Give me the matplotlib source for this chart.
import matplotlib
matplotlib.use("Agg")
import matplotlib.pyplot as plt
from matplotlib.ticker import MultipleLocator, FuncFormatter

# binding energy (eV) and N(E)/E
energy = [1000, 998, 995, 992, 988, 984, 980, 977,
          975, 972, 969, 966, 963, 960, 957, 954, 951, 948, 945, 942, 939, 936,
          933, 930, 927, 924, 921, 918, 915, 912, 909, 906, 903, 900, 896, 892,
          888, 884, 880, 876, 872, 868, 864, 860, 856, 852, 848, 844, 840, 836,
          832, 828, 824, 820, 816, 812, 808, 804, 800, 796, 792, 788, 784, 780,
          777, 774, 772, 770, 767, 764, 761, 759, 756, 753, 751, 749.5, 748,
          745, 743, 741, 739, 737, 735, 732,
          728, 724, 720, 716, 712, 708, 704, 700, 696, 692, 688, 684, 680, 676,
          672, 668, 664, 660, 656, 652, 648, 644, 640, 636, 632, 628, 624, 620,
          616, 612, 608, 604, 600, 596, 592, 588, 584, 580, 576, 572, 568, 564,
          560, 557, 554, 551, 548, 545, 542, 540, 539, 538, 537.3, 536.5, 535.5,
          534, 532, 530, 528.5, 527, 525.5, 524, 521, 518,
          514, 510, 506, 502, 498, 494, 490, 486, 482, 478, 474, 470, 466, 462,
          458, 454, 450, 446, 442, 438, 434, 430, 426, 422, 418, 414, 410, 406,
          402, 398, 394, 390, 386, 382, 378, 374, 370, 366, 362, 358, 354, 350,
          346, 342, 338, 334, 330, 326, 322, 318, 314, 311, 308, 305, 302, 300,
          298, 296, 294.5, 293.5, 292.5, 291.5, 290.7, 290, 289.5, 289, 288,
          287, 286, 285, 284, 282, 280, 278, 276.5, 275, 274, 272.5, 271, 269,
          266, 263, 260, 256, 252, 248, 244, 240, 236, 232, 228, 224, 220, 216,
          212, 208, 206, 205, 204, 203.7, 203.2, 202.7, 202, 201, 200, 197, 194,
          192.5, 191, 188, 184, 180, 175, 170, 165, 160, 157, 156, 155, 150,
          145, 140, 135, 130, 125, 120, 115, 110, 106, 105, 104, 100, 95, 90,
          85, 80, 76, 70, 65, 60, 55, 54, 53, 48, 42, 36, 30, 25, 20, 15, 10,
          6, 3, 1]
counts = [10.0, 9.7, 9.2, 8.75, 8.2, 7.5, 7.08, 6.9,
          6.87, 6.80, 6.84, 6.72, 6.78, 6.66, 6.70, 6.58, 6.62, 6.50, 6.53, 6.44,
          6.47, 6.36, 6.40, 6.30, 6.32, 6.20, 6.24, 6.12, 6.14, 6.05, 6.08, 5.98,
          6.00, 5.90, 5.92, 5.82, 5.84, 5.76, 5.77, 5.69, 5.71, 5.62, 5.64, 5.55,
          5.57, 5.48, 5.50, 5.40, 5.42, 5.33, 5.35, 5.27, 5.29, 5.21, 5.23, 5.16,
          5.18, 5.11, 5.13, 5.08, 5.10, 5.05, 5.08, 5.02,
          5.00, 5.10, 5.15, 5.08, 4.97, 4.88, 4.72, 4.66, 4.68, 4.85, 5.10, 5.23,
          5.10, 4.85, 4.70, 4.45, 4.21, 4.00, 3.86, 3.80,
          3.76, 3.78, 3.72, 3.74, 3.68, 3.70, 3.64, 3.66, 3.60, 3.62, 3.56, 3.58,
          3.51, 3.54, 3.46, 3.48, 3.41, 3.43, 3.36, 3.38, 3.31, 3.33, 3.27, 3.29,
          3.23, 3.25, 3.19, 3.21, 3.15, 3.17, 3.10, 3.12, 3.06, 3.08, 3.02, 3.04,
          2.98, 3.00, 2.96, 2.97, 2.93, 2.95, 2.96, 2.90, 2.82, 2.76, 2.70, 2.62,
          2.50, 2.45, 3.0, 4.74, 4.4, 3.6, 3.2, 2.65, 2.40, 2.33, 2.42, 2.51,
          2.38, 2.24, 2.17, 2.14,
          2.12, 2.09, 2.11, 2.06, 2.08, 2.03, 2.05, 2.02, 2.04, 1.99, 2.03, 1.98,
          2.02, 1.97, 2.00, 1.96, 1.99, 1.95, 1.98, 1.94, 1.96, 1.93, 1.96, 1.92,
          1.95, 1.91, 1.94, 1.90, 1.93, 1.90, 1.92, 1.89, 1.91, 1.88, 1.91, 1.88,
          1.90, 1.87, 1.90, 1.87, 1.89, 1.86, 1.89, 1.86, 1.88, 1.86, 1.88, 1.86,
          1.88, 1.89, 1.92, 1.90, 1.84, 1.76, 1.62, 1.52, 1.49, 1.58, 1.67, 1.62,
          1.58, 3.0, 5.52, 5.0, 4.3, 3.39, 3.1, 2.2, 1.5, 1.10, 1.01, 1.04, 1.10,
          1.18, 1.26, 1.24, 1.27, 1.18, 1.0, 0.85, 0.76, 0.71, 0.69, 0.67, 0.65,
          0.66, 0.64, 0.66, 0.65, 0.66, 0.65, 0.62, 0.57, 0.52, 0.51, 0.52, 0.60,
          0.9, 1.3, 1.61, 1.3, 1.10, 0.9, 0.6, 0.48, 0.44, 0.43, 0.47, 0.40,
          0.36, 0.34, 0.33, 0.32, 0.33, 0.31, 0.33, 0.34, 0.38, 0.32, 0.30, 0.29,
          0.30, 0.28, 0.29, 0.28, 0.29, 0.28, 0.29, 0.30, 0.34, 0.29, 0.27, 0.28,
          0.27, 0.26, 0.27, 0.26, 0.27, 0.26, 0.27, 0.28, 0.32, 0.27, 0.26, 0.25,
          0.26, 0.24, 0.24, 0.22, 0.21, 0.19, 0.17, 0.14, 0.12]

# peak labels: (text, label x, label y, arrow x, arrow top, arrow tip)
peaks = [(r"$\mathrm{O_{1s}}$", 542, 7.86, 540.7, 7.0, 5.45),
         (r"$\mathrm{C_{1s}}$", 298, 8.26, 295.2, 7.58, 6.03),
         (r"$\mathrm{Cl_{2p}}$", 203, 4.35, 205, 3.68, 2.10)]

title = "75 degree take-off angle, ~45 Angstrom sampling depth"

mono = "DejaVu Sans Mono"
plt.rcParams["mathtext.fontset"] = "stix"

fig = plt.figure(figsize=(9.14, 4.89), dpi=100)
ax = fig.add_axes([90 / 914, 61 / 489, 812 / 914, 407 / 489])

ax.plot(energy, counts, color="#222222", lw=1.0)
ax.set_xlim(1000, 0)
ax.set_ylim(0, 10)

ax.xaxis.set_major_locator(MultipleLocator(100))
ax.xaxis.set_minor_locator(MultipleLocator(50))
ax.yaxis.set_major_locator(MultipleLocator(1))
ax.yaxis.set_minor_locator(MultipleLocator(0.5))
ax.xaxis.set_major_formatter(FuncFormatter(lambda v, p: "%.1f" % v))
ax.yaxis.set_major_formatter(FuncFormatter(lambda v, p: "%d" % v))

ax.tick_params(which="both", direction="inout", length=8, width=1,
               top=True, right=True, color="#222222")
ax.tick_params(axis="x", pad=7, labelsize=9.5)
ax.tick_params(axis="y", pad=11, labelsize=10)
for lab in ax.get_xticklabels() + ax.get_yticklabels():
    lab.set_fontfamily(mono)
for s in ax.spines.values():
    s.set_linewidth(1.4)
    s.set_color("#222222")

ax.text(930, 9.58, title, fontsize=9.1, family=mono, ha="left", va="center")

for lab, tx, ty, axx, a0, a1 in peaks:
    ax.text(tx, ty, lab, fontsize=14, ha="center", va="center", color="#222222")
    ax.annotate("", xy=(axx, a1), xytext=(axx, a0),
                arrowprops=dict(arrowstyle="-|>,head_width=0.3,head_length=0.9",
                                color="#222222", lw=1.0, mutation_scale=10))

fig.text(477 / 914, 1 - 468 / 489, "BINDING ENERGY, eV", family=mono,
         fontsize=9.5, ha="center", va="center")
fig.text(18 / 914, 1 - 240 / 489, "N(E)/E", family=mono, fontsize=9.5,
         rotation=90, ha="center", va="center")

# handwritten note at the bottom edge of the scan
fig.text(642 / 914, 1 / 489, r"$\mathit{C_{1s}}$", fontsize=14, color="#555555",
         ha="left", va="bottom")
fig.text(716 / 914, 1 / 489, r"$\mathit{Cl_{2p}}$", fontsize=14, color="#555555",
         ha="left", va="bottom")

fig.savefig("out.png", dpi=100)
----------
• **WORK TO DO**: Lines from the beginning of the data above through the line containing "from matplotlib.ticker import" are to be returned exactly, and no others.

• **RESPONSE TO THIS TASK**:
Give me the matplotlib source for this chart.
import matplotlib
matplotlib.use("Agg")
import matplotlib.pyplot as plt
from matplotlib.ticker import MultipleLocator, FuncFormatter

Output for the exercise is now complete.